Monday, March 16, 2015

The Best Thing I Ever Did for Lent (Part 4/4)

For the last three weeks, I have been posting a series on the best thing I ever did for Lent. If you haven’t read the rest, I recommend beginning with the first post.

Last week, I left off when I misplaced my copies of Redemptoris Mater and Secret of the Rosary. And I never had gotten “unstuck” from that passage right before Easter. I had spent a few weeks spinning my wheels over that section before they went missing… Yes, at the same time.

I know that at least one of those can be obtained for free on the internet (Here or Here), but I never did go out there to get them. I’m not sure if I didn’t do it because something was telling me not to, or just because I was lazy, or maybe it was because I was closing in on seven months pregnant and I had more pressing things on my mind. (Come to think of it, that’s probably why I lost them, too!)

In any event, they stayed lost until the Summer/Fall of 2014, when I attended a bible study at St. Thomas More parish entitled A Biblical Walk with Mary, by Dr. Edward Sri.

We were asked, on the first night if there were Marian doctrines that people had questions about, and the Coronation of Mary was on my list.

Dr. Sri uses the woman in Revelation to discuss the idea that Mary is Queen of Heaven, which wasn’t helpful to me, but I did stumble onto the “better explanation” I was looking for, just by accident.

The new covenant in Jesus Christ is prefigured in great detail in the Old Testament. The Old Testament is peppered with Messianic prophecies, many of them were in the very structure of daily life in Israel.

Take kings under the Old Covenant. Kings of the Old Testament could have many wives. Do you know how the decided which woman would sit next to King Solomon on the throne? He had about a hundred thousand wives, so how did they decide which one would sit next to him?

It was a question that had never really bothered me before - never really occurred to me to ask before. I suppose I always just figured that it would either be “his first wife” or “his favorite wife” or “the wife who wasn’t getting a pedicure that day.”

The short answer is that they didn’t pick one. A king could have many wives… but only one MOTHER. That’s right, Bathsheba - Solomon's Mother - sat as queen next to him on the throne, not one of his wives.

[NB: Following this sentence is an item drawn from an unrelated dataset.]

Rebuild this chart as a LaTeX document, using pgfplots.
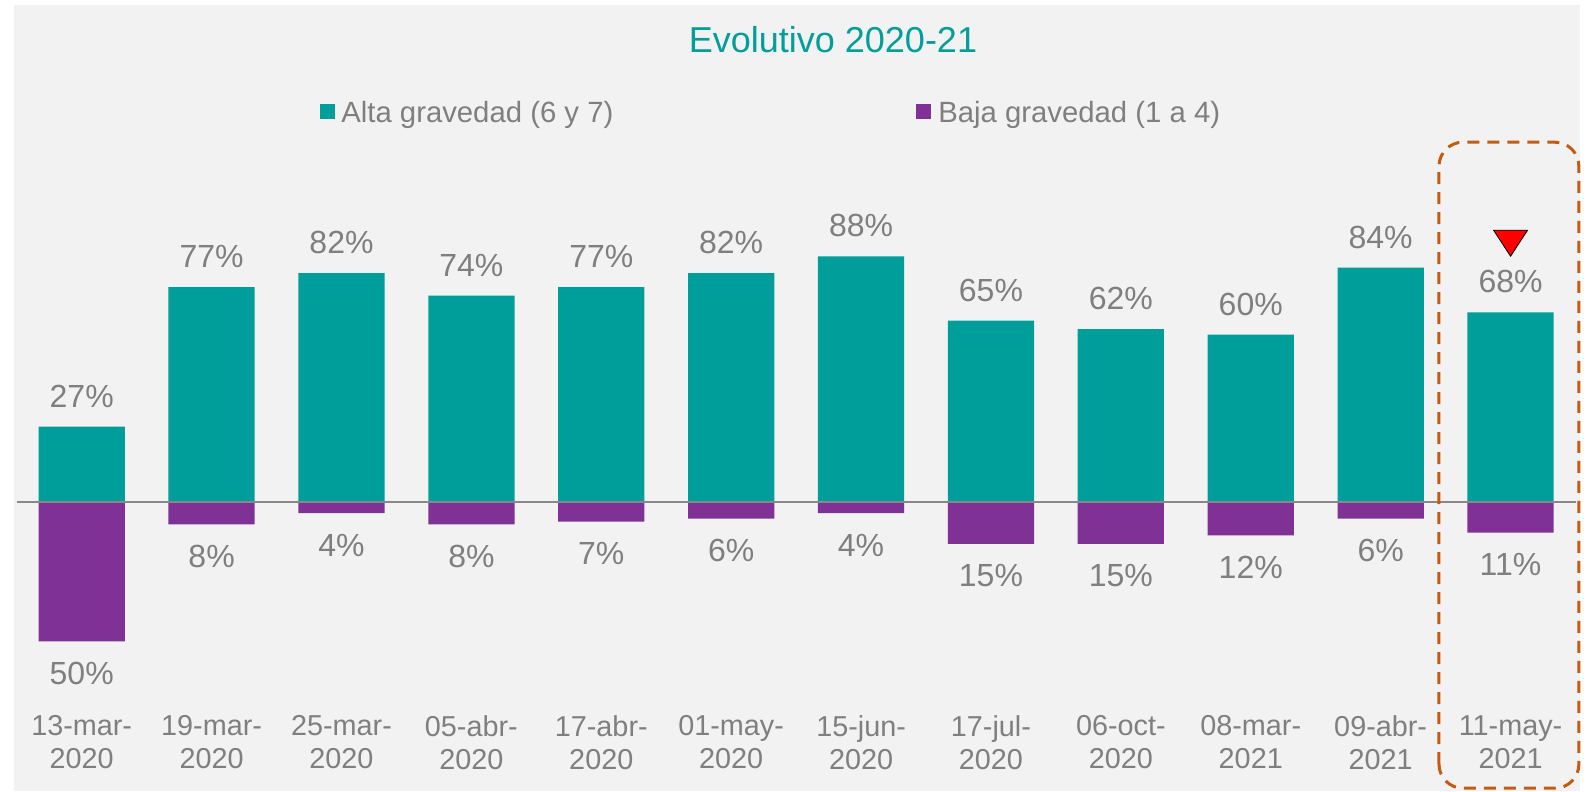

And there was another detail about the role of the queen that was of interest to me. It’s the reason that so many bring their requests to Mary, for her to bring them to Jesus. The queen in the Davidic kingdom often brought requests to the king from the people, and the king, having great reverence for his mother, would not refuse these favors to her.

I wish I could say that I had this huge emotional moment (with crying, and fireworks, and doves), but… I didn’t. Instead, I was really, really excited. Like, jumping up and down and running around the house like a crazy woman excited.

The one that I thought was completely without biblical foundation turns out to be totally biblical, and most of the evidence comes from things that (if you wanted to) you could totally quote chapter and verse for.

So, I’m pleased to report that my very most deeply held objection to Marian doctrine turns out to be very well-founded in Scripture. I don’t know who was praying for me all those years while I was dissenting in the pews, but I’m glad they were.

Shortly after that, I rediscovered my two lost books and suddenly the place I got stuck at… totally made sense, and I kept going in my reading, on and off. And I’m still working on them, off and on.

Are there any Church teachings that you aren’t sure you agree with? You owe it to yourself to learn everything you can about them.

I never thought about it until long, long after I was Confirmed, but when we’re Confirmed, I think we really are making a commitment - to nurture and protect our Catholic faith. 

I want to be able to tell my kids (you know, when there are more than one of them) what you’re supposed to do when you don’t understand a Church teaching. I wanted to set an example for them - even before I actually had kids to set an example for.

I couldn’t leave because I didn’t understand something. I hope that if you ever have concerns about a Catholic teaching, you won’t leave. Catholic Tradition is deep and wide - you could never hope to read it all, so I hope that you’ll search, and search, and search, until you find something that satisfies your need to know.

I hope that you’ll trust in Christ’s church enough not to abandon it for something that pales in comparison.